- [COLLECTED DATA]:
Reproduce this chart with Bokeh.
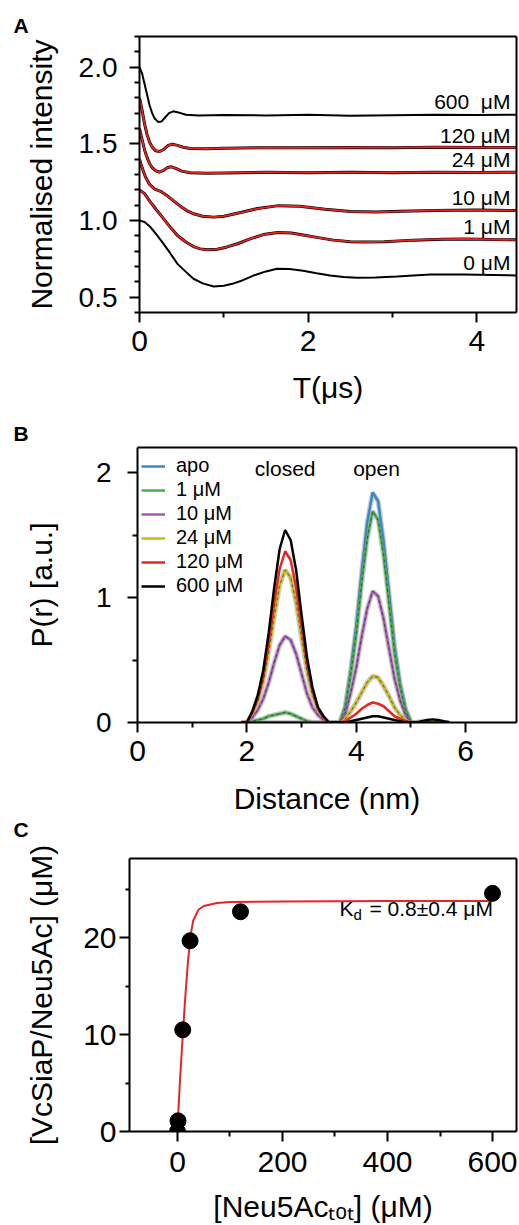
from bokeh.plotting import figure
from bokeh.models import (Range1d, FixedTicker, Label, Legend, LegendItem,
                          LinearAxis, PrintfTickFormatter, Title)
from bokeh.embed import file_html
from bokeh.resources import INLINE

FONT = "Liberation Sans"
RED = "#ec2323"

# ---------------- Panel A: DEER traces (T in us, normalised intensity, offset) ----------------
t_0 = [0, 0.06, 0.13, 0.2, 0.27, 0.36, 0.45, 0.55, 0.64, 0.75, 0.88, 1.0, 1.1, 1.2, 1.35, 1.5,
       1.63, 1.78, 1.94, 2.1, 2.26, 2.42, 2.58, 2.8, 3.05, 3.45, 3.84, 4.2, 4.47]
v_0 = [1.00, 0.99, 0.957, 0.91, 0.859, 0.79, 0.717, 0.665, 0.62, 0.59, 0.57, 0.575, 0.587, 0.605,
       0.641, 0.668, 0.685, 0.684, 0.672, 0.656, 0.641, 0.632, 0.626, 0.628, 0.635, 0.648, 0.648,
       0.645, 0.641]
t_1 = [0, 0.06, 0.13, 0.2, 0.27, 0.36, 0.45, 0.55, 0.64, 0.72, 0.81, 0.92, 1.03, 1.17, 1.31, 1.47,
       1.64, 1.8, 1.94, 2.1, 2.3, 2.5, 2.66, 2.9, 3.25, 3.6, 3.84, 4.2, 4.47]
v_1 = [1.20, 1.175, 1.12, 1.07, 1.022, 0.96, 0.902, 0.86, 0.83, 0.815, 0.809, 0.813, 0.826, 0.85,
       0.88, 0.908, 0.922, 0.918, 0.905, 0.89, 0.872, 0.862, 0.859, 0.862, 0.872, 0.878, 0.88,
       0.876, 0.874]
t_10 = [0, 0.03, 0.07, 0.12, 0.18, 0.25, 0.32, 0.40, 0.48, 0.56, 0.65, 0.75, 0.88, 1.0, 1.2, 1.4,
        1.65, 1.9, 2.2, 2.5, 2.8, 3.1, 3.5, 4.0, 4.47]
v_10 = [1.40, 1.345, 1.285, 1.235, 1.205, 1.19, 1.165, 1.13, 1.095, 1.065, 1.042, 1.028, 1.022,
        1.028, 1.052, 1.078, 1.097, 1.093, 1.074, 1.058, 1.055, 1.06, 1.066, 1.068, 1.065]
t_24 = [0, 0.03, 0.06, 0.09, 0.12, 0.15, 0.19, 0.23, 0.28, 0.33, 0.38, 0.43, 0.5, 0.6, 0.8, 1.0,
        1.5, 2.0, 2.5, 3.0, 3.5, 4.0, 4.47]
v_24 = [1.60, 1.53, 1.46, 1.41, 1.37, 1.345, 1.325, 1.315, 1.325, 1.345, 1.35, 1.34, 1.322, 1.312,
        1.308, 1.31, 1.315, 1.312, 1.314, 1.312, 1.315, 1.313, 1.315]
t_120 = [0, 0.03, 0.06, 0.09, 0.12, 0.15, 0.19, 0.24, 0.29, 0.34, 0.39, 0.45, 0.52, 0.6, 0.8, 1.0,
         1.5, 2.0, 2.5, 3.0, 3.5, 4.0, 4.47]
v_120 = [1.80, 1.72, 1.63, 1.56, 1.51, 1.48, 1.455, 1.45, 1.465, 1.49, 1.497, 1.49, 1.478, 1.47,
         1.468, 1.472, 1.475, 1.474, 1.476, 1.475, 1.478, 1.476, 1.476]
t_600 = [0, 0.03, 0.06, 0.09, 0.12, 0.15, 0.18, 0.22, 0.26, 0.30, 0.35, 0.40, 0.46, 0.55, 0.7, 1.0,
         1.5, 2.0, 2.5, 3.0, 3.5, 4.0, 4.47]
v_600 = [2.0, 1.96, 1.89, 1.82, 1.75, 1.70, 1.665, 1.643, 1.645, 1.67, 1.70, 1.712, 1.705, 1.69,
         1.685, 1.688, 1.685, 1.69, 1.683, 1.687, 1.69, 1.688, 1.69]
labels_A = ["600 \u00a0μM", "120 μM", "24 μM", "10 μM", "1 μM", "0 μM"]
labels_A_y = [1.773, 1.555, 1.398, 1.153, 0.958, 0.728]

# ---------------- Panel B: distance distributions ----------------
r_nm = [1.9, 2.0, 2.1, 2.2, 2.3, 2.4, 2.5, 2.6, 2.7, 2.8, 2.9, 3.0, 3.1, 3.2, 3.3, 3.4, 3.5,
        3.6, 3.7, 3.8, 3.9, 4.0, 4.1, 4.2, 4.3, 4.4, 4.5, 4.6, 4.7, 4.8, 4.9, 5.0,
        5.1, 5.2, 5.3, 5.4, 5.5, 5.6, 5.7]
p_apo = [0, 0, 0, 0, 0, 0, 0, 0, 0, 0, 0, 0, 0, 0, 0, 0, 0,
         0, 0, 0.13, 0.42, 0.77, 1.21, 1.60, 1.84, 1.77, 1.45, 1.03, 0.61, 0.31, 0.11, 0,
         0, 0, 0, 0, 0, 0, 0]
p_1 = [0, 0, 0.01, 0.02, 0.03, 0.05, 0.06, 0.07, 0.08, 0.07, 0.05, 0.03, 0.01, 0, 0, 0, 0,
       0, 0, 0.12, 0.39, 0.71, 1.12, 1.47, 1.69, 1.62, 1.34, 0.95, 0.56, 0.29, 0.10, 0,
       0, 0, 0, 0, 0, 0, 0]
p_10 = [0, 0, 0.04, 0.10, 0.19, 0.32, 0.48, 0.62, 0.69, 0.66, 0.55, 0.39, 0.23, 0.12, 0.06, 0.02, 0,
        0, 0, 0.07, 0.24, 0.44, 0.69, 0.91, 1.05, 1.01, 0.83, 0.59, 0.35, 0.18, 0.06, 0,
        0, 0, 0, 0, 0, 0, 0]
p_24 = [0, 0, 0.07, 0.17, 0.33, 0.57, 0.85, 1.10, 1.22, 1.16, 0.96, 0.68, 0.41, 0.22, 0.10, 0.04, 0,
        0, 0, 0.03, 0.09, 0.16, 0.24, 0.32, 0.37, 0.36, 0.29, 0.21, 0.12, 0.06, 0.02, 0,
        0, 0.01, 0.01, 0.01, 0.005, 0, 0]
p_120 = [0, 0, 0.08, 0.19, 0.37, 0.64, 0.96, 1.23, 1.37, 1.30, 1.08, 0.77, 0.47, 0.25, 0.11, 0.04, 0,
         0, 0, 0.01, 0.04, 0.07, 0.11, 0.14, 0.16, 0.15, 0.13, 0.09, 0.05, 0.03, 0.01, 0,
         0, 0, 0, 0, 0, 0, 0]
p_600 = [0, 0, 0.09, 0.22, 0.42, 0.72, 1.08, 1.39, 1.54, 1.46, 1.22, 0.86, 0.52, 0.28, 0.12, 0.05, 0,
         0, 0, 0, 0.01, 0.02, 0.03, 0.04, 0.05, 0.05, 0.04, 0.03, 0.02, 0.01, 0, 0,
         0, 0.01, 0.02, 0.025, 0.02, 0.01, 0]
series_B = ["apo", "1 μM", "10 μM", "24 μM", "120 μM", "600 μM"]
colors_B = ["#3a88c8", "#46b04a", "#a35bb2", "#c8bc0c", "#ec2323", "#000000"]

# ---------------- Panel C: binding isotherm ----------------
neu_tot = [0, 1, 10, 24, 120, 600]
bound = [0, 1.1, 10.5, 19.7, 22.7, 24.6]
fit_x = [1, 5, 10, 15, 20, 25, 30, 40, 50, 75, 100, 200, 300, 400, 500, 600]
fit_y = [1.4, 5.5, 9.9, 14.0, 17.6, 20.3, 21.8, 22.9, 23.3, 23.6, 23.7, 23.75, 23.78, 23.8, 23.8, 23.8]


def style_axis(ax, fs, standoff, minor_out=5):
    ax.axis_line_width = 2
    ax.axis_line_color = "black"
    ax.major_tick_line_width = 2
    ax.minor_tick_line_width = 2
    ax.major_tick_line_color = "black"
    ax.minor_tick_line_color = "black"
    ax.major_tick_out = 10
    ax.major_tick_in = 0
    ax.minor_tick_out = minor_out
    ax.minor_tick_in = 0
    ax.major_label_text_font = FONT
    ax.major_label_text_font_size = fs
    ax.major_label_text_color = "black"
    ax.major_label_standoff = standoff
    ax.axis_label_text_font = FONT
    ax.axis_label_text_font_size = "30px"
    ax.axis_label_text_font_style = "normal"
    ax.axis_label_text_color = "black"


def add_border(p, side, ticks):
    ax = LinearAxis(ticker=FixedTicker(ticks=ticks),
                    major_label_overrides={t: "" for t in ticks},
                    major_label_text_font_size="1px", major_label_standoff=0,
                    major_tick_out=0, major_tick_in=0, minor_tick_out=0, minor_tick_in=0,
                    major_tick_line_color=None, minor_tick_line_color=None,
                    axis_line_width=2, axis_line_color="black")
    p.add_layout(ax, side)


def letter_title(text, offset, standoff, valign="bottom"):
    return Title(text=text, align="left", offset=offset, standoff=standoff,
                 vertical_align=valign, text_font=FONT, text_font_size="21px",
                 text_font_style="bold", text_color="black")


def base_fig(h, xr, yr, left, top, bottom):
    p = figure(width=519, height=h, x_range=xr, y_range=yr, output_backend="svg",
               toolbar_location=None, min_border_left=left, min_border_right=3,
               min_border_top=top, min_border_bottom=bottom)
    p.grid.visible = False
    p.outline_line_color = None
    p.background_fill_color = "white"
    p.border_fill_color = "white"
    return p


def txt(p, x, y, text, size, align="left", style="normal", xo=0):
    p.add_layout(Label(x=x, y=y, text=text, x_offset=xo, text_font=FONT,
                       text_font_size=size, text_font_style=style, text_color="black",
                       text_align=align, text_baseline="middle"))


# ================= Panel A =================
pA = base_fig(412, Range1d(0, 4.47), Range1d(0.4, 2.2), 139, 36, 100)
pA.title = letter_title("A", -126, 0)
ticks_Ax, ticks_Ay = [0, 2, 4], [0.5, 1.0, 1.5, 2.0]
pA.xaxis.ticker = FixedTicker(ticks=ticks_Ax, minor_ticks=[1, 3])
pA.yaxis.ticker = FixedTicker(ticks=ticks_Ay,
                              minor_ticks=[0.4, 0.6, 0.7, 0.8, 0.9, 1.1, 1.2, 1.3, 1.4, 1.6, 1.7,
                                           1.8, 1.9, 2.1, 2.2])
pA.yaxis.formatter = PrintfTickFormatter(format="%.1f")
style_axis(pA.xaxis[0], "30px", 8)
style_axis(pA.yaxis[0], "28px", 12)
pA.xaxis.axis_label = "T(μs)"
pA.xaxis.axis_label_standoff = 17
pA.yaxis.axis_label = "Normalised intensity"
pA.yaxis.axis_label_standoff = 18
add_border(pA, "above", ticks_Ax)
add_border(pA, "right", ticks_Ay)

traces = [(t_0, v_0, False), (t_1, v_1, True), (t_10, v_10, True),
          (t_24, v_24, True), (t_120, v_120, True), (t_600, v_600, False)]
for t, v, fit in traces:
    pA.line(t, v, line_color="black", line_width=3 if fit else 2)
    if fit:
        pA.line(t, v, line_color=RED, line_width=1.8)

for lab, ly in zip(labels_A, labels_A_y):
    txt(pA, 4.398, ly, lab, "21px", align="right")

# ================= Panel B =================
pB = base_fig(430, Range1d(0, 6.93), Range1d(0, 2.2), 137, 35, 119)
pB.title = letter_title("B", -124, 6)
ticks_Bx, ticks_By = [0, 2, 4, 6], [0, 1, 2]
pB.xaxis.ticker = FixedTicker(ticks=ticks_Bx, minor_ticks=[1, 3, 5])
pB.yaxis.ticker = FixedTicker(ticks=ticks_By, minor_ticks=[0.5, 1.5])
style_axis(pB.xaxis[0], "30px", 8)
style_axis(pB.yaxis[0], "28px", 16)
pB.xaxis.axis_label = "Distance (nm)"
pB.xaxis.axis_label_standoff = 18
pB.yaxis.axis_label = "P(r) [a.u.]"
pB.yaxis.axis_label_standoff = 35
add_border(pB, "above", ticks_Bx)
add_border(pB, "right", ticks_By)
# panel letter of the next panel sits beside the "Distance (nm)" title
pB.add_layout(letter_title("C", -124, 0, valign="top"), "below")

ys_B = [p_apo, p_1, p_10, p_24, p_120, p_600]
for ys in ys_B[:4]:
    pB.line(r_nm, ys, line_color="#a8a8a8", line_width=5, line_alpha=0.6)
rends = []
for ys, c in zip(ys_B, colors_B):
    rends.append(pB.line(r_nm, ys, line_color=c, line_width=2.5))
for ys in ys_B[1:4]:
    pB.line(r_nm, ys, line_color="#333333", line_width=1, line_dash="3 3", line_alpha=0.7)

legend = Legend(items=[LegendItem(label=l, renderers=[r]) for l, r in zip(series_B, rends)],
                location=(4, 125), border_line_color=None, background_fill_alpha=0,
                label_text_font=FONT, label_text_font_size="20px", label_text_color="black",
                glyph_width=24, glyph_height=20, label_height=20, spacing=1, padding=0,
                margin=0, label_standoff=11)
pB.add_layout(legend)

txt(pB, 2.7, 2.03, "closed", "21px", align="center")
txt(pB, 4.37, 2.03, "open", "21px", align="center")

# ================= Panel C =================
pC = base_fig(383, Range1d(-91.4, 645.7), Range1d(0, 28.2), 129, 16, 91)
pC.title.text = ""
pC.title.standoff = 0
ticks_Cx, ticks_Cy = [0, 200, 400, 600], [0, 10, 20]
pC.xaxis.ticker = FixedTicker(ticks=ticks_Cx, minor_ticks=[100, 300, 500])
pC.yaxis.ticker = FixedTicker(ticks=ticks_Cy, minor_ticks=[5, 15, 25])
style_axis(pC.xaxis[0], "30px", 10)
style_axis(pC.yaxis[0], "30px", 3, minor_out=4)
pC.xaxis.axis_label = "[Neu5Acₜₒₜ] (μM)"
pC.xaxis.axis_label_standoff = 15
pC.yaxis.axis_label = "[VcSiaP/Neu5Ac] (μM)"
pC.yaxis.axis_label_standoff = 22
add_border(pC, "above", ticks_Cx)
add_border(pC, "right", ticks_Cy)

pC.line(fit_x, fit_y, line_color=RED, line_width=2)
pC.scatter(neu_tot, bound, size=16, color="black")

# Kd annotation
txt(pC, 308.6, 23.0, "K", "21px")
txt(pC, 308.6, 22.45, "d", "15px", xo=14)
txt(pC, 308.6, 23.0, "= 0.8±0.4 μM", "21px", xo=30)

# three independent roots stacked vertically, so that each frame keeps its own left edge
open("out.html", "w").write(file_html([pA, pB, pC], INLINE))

- [SHORT TASK]: Without the pictures, please reproduce each line of the listing above exactly, from the first one through the line bearing "from bokeh.resources import INLINE".

- [RESULT OF THE EXERCISE]:
Reproduce this chart with Bokeh.
from bokeh.plotting import figure
from bokeh.models import (Range1d, FixedTicker, Label, Legend, LegendItem,
                          LinearAxis, PrintfTickFormatter, Title)
from bokeh.embed import file_html
from bokeh.resources import INLINE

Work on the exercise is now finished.